Monkey Abroad

Videos and stories of the life abroad – food, culture, travel & work

(VIDEO) Homemade Jiaozi 家常饺子


After waiting almost two weeks to receive my passport with a renewed residence permit, I’m free to live in China for another year, and my long-awaited journey across China has finally begun. First stop, Zibo, for some delicious homemade jiaozi.

The first stop of my cross-country trip is in Zibo, a small city in the Shandong Province of China. This is the hometown of my girlfriend, Su Xiao Tong (Suzy), and her family was gracious enough to invite me to join them in preparing homemade jiaozi (steamed Chinese dumplings). I’ve never been one to pass up a free meal, especially one comprised of jiaozi, one of my favorite traditional Chinese foods.

Homemade Jiaozi

Watching Suzy’s mother and aunt prepare this signature Chinese dish was like watching a choreographed performance. I saw their swift hands mold pristine dumplings at a rate of 4 JPM (jiaozi per minute), which would probably be a world record if such a thing existed.

Homemade Jiaozi

After watching these girls roll and stuff jiaozi, I was feeling confident and decided to try it for myself. But I learned soon that, like most things, it’s harder than it looks. Although I tried my best, all the jiaozi I rolled ended up looking like ugly blobs of dough unfit for consumption, but of course, my gracious hosts ate them anyway.

Homemade jiaozi

Once the jiaozi had been rolled and stuffed, it needed to be steamed, which meant we had a bit of time to kill until dinner. In China, there’s no better way to pass the time than to drink freshly brewed tea.

Homemade Jiaozi

Once we had our fill of tea and the jiaozi was freshly steamed, we enjoyed the spoils of our labor. Among the dishes served was fried octopus tentacles, mackerel, stir-fried vegetables with chicken, and of course, all the homemade jiaozi you could eat.

Homemade Jiaozi

It was great spending time with Suzy and her family here in Zibo, but now it’s time to hit the road. This was just the first stop of my journey across China, and I think it’s safe to say that it was a success. Next I’m heading west to Xi’an, the capital city of the Shaanxi Province, where I’ve already arranged a free bed. More videos coming soon, so don’t forget to subscribe to my blog and my YouTube channel.

Homemade Jiaozi

Author: Kevin Cook

I want to inspire you to pursue your own dream of traveling and/or living overseas!

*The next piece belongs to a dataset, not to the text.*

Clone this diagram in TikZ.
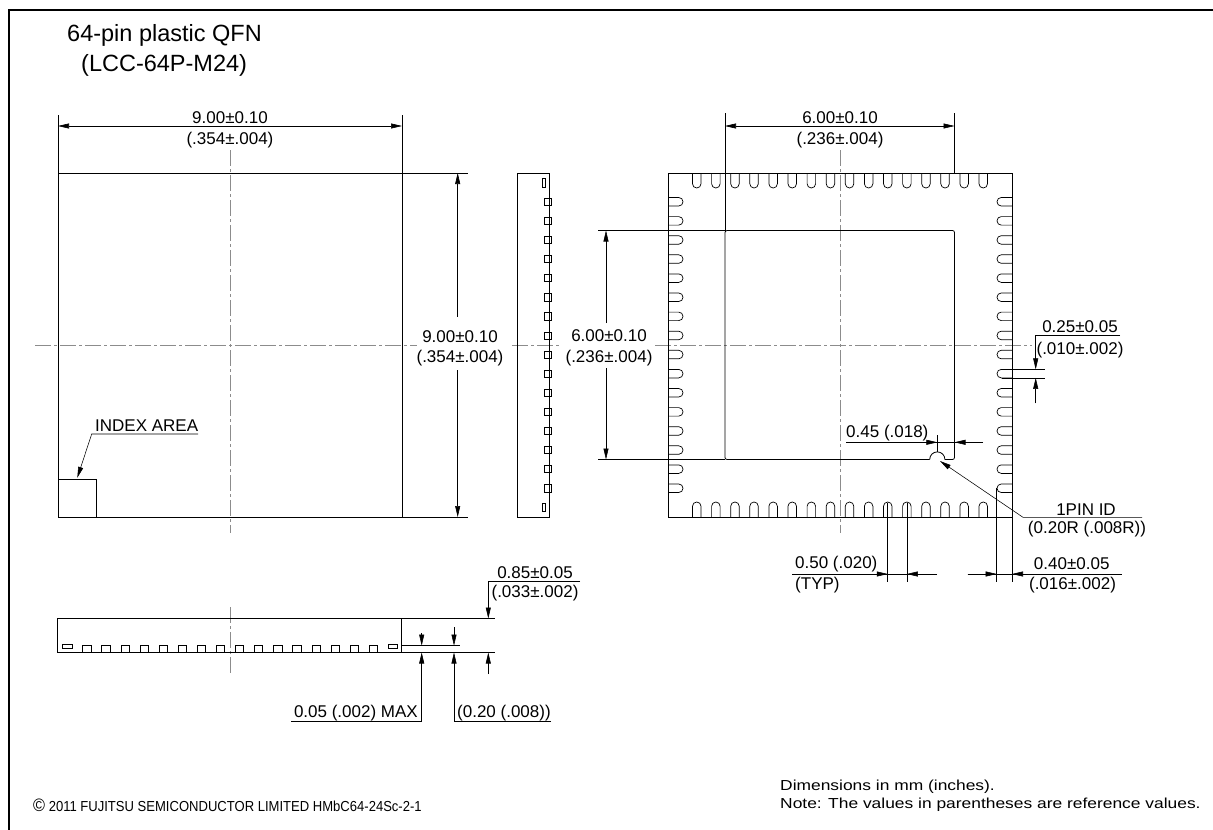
\documentclass[tikz,border=0pt]{standalone}
\usepackage{fontspec}
\setmainfont{Liberation Sans}
\newfontfamily\notefont[FakeStretch=1.2]{Liberation Sans}
\newfontfamily\copyfont[FakeStretch=0.9]{Liberation Sans}
\usetikzlibrary{arrows.meta}
\tikzset{
  outline/.style={draw=black,line width=0.8pt},
  dimline/.style={draw=black,line width=0.55pt},
  dimarrow/.style={dimline,-{Triangle[length=11pt,width=5pt]}},
  dimboth/.style={dimline,{Triangle[length=11pt,width=5pt]}-{Triangle[length=11pt,width=5pt]}},
  cline/.style={draw=black!45,line width=0.7pt,dash pattern=on 16pt off 3pt on 3pt off 3pt},
  dimtext/.style={font=\fontsize{17}{20}\selectfont,inner sep=0pt,text height=12.2pt,text depth=0pt},
  titletext/.style={anchor=base west,inner sep=0pt,font=\fontsize{23.5}{26}\selectfont},
  pinU/.style={outline,line width=0.7pt,rounded corners=4.2pt},
  padbox/.style={outline,line width=0.7pt},
}
\begin{document}
\begin{tikzpicture}[x=1pt,y=-1pt]
\useasboundingbox (0,0) rectangle (1213,830);
\fill[white] (0,0) rectangle (1213,830);
\draw[line width=1.5pt] (9,830) -- (9,10) -- (1213,10);

% title
\node[titletext] (title1) at (67,41.7) {64-pin plastic QFN};
\node[titletext] (title2) at (81,71.7) {(LCC-64P-M24)};

% center lines
\draw[cline] (230,150) -- (230,533);
\draw[cline] (840,150) -- (840,533);
\draw[cline] (230,607) -- (230,676);
\draw[cline] (35,345) -- (417,345);
\draw[cline] (512,345) -- (560,345);
\draw[cline] (655,345) -- (1032,345);

% ---------- top view ----------
\draw[outline] (58,173) rectangle (402,517);
\draw[outline] (58,479) rectangle (96,517);
\node[dimtext,anchor=west] (idx) at (95,425.6) {INDEX AREA};
\draw[dimarrow] (198,434) -- (91.7,434) -- (77.3,477.8);

\draw[dimline] (58,115) -- (58,173);
\draw[dimline] (402,115) -- (402,173);
\draw[dimboth] (58,126) -- (402,126);
\node[dimtext] (w1a) at (230,117.8) {9.00±0.10};
\node[dimtext] (w1b) at (230,138) {(.354±.004)};

\draw[dimline] (402,173) -- (468,173);
\draw[dimline] (402,517) -- (468,517);
\draw[dimarrow] (457.7,316.7) -- (457.7,173);
\draw[dimarrow] (457.7,370) -- (457.7,517);
\node[dimtext] (h1a) at (460,336) {9.00±0.10};
\node[dimtext] (h1b) at (460,356) {(.354±.004)};

% ---------- side view ----------
\draw[outline] (517,173) rectangle (549.2,517);
\foreach \i in {0,...,15}{
  \pgfmathsetmacro{\py}{345+(\i-7.5)*19.1}
  \draw[padbox] (544.6,{\py-3.6}) rectangle (551.8,{\py+3.6});
}
\draw[padbox] (542.6,178.3) rectangle (545.6,186.9);
\draw[padbox] (542.6,503.1) rectangle (545.6,511.7);

% ---------- bottom view ----------
\draw[outline] (668,173) rectangle (1012,517);
\foreach \i in {0,...,15}{
  \pgfmathsetmacro{\px}{840+(\i-7.5)*19.1}
  \pgfmathsetmacro{\py}{345+(\i-7.5)*19.1}
  \draw[pinU] ({\px-4.25},173) -- ({\px-4.25},188) -- ({\px+4.25},188) -- ({\px+4.25},173);
  \draw[pinU] ({\px-4.25},517) -- ({\px-4.25},502) -- ({\px+4.25},502) -- ({\px+4.25},517);
  \draw[pinU] (668,{\py-4.25}) -- (683,{\py-4.25}) -- (683,{\py+4.25}) -- (668,{\py+4.25});
  \draw[pinU] (1012,{\py-4.25}) -- (997,{\py-4.25}) -- (997,{\py+4.25}) -- (1012,{\py+4.25});
}
% exposed pad with 1pin notch
\draw[outline,rounded corners=2pt] (929.7,459.5) -- (725,459.5) -- (725,230.5) -- (954.5,230.5) -- (954.5,459.5) -- (944.9,459.5);
\draw[outline,rounded corners=7.5pt] (929.7,459.5) -- (929.7,451.9) -- (944.9,451.9) -- (944.9,459.5);

% 6.00 top
\draw[dimline] (725,113) -- (725,230.5);
\draw[dimline] (954.5,113) -- (954.5,173);
\draw[dimboth] (725,126) -- (954.5,126);
\node[dimtext] (w2a) at (840,117.8) {6.00±0.10};
\node[dimtext] (w2b) at (840,138) {(.236±.004)};

% 6.00 left
\draw[dimline] (598,230.5) -- (725,230.5);
\draw[dimline] (598,459.5) -- (725,459.5);
\draw[dimarrow] (606,323) -- (606,230.5);
\draw[dimarrow] (606,368) -- (606,459.5);
\node[dimtext] (h2a) at (609,335) {6.00±0.10};
\node[dimtext] (h2b) at (609,356) {(.236±.004)};

% 0.25
\draw[dimline] (1001.5,369.4) -- (1045,369.4);
\draw[dimline] (1001.5,377.9) -- (1045,377.9);
\draw[dimarrow] (1120,335) -- (1035.7,335) -- (1035.7,369.4);
\draw[dimarrow] (1035.7,403.3) -- (1035.7,377.9);
\node[dimtext] (t25a) at (1080,326) {0.25±0.05};
\node[dimtext] (t25b) at (1080,348) {(.010±.002)};

% 0.45
\draw[dimline] (846,442.3) -- (983,442.3);
\draw[dimarrow] (900,442.3) -- (937.3,442.3);
\draw[dimarrow] (983,442.3) -- (954.5,442.3);
\draw[dimline] (937.3,435) -- (937.3,451.9);
\node[dimtext,anchor=west] (t45) at (846,431.2) {0.45 (.018)};

% 1PIN ID
\draw[dimarrow] (1142,517.3) -- (1023,517.3) -- (940,461);
\node[dimtext] (pid1) at (1086,509.2) {1PIN ID};
\node[dimtext] (pid2) at (1087,527.2) {(0.20R (.008R))};

% 0.50 pitch
\draw[dimline] (887.75,502.5) -- (887.75,581.7);
\draw[dimline] (906.85,502.5) -- (906.85,581.7);
\draw[dimline] (792,574) -- (937,574);
\draw[dimarrow] (860,574) -- (887.75,574);
\draw[dimarrow] (937,574) -- (906.85,574);
\node[dimtext,anchor=west] (t50a) at (795,562.7) {0.50 (.020)};
\node[dimtext,anchor=west] (t50b) at (795,583.3) {(TYP)};

% 0.40
\draw[dimline] (996.7,488.3) -- (996.7,581.7);
\draw[dimline] (1012,517) -- (1012,581.7);
\draw[dimline] (967.7,574) -- (1121.7,574);
\draw[dimarrow] (967.7,574) -- (996.7,574);
\draw[dimarrow] (1060,574) -- (1012,574);
\node[dimtext] (t40a) at (1071.7,563.3) {0.40±0.05};
\node[dimtext] (t40b) at (1072.5,583.3) {(.016±.002)};

% ---------- front (side) view ----------
\draw[outline] (57,618.5) rectangle (401.7,652.5);
\foreach \i in {0,...,15}{
  \pgfmathsetmacro{\px}{230+(\i-7.5)*19.1}
  \draw[padbox] ({\px-4.1},645.6) rectangle ({\px+4.1},652.8);
}
\draw[padbox] (62.5,644.6) rectangle (72,648.6);
\draw[padbox] (388,644.6) rectangle (397.5,648.6);
\draw[dimline] (401.7,618.5) -- (495,618.5);
\draw[dimline] (401.7,645.6) -- (460,645.6);
\draw[dimline] (401.7,652.5) -- (495,652.5);

\draw[dimarrow] (580,581) -- (488.3,581) -- (488.3,618.5);
\draw[dimarrow] (488.3,674) -- (488.3,652.5);
\node[dimtext] (t85a) at (535,572) {0.85±0.05};
\node[dimtext] (t85b) at (535,591) {(.033±.002)};

\draw[dimarrow] (421.7,633) -- (421.7,645.6);
\draw[dimarrow] (291,721) -- (421.7,721) -- (421.7,652.5);
\node[dimtext,anchor=east] (t05) at (418,711) {0.05 (.002) MAX};

\draw[dimarrow] (454,627) -- (454,645.6);
\draw[dimarrow] (551,721) -- (454,721) -- (454,652.5);
\node[dimtext,anchor=west] (t20) at (457,711) {(0.20 (.008))};

% ---------- notes ----------
\node[anchor=base west,inner sep=0pt,font=\copyfont\fontsize{14.5}{16}\selectfont] (copy) at (33,811) {{\fontsize{18}{18}\selectfont\textcopyright}\ 2011 FUJITSU SEMICONDUCTOR LIMITED HMbC64-24Sc-2-1};
\node[anchor=base west,inner sep=0pt,font=\notefont\fontsize{14.5}{16}\selectfont] (note1) at (780,790) {Dimensions in mm (inches).};
\node[anchor=base west,inner sep=0pt,font=\notefont\fontsize{14.5}{16}\selectfont] (note2) at (780,808) {Note: The values in parentheses are reference values.};
\end{tikzpicture}
\end{document}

  1. Congrats on finding a girlfriend! Re: Residence Permit, how did you get yours renewed with changing jobs? I had to send my paperwork from the old job to the new one and I’m waiting for the Foreign Expert Certificate and other paperwork to be sent to me in the U.S.? Would’ve loved to have had that stuff completed before I left so I wouldn’t have to pay for a trip to Chicago to go to the Consulate.

    • Thanks, dude! We had a blast hanging out in her hometown for a few days.

      About the permit: I started applying for jobs about 3 months in advance, and I made it very clear that I wanted to remain in China for the renewal. With about 50 days left on my old residence permit, I already had my new job secured, and we began sending documents back and forth with ample time to spare. With one week left on my old permit, I bused to Shanghai and applied for my new permit, in-person, at the foreign affairs office in Pudong, and they let me stay in the PRC. I planned far ahead for this transition, but maybe I’m also a little lucky 😉

      See you in August, man!

      • My plan was to go back to the States for the summer. My new employer did ask me about my plans for the summer and whether I might visit Shanghai. I would’ve been open to coming up for a few days but not entirely on my dime–would’ve had to fly from Haikou, hotel, etc.

        I was just curious, especially since my FEC application process last year was fraught with delays–papers didn’t arrive until Thursday before Labor Day weekend, couldn’t apply for visa in Chicago until the day after the holiday and so on. This time out everything has gone more quickly, just waiting on the paperwork to be sent to me.

    • Girlfriend … yeah, about time.

      • Yeah, it’s my fault that it took so long for me to find a girlfriend in Rizhao. I was too focused on hanging out with foreigners and editing videos that I neglected to hone my Chinese language skills. But the past few months I’ve been practicing and studying every day, and now it’s a lot easier to communicate with Chinese people. Plus, my Chinese has improved significantly since we’ve been seeing each other. I’m just bummed that we met each other right before I’m about to move to Shanghai. Oh well, such is life.